Brief history of jeans photo2

The history of Blue Jeans

  • What does it mean

    What does it mean
    The word jeans comes from a kind of material that was made in Europe. The material, called jean, was named after sailors from Genoa in Italy, because they wore clothes made from it.
  • First Jeans

    First Jeans
    At first, jean cloth was made from a mixture of things. However, in the eighteenth century as trade, slave labour, and cotton plantations increased, jean cloth was made completely from cotton. Workers wore it because the material was very strong and it did not wear out easily. It was usually dyed with indigo, a dye taken from plants in the Americas and India, which made jean cloth a dark blue colour.
  • Leob Strauss

    Leob Strauss
    In 1853, a man called Leob Strauss left his home in New York and moved to San Francisco, where he started a wholesale business, supplying clothes. Strauss later changed his name from Leob to Levi.
  • The War

    The War
    Fewer jeans were made during the time of World War 2, but 'waist overalls' were introduced to the world by American soldiers, who sometimes wore them when they were off duty.

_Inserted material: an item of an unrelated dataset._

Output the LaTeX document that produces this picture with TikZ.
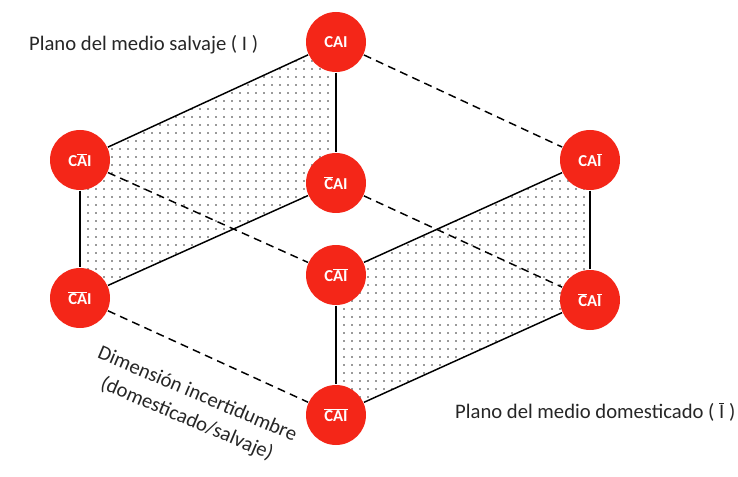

After the war, Levi began to sell their clothes outside the American West. Rival companies, like Wrangler and Lee, began to compete with Levi for a share of this new market.
  • Popularity of Jeans

    Popularity of Jeans
    In the 1950's, denim became popular with young people. It was the symbol of the teenage rebel in TV programmes and movies. Some schools in the USA banned students from wearing denim. Teenagers called the waist overalls 'jean pants' - and the name stayed.
  • Hippies & the Cold War

    Hippies & the Cold War
    In the 1960's many, many university and college students wore jeans. Different styles of jeans were made, to match the 60's fashions: embroidered jeans, painted jeans, psychedelic jeans... In many non-western countries, jeans became a symbol of 'Western decadence' and were very hard to get. US companies said that they often received letters from people all around the world asking them to send the writer a pair of jeans
  • Sweatshops

    Sweatshops
    As regulations on world trade became more relaxed in the late 1970's, jeans started to be made more and more in sweatshops in countries in the South. Because the workers were paid very little, jeans became cheaper. More people in the countries of the South started wearing jeans.
  • Designer Jeans

    Designer Jeans
    In the 1980's jeans finally became high fashion clothing, when famous designers started making their own styles of jeans, with their own labels on them. Sales of jeans went up and up.
  • Jeans Today

    Jeans Today
    Today, jeans are the stuff of high-end designer wear.